Decreased job satisfaction — While some data has shown that nurses prefer the flexibility and other perks of 12-hour shifts, other research suggests that longer shift lengths can negatively impact nurses. The results of a BMC Nursing study indicated that nurses who worked shifts lasting 12 hours were prone to expressing reduced job satisfaction, elevated levels of burnout, and an increased inclination to quit their current positions. 

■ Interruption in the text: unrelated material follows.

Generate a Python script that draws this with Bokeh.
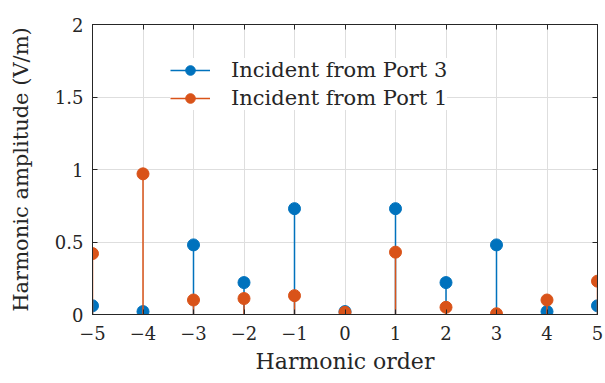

Some insights about job satisfaction 

Nurses’ satisfaction with their jobs depends on multiple variables, and work shift is just one of them.’s 2022 Nurse Salary Research Report explains that regular merit increases and using their full scope of skills can also have a positive effect on job satisfaction. According to a Forbes article, employee satisfaction in any profession is also influenced by several fundamentals that can be applied to nurses, including:

  1. What you do has to suit you A job should match your strengths and skill sets.
  2. Why you do it matters too — What’s your motivation for being a nurse, and are you personally recognized for your contributions? As the article states, “Never let any job at your organization be a thankless one.” Meaningful recognition has been shown to be important to nurses.
  3. Growth brings gratification — Being given opportunities to expand your skill sets and pursue educational goals shows nurses their employers are interested in seeing them reach new heights in their careers. 

To optimize nursing shifts, leadership teams should regularly assess the impact of shift work on patient care and nurses’ job satisfaction and well-being. Allowing nurses to share their opinions and experiences without judgment can be pivotal in identifying and addressing shift issues before they escalate into unhealthy environments for everyone.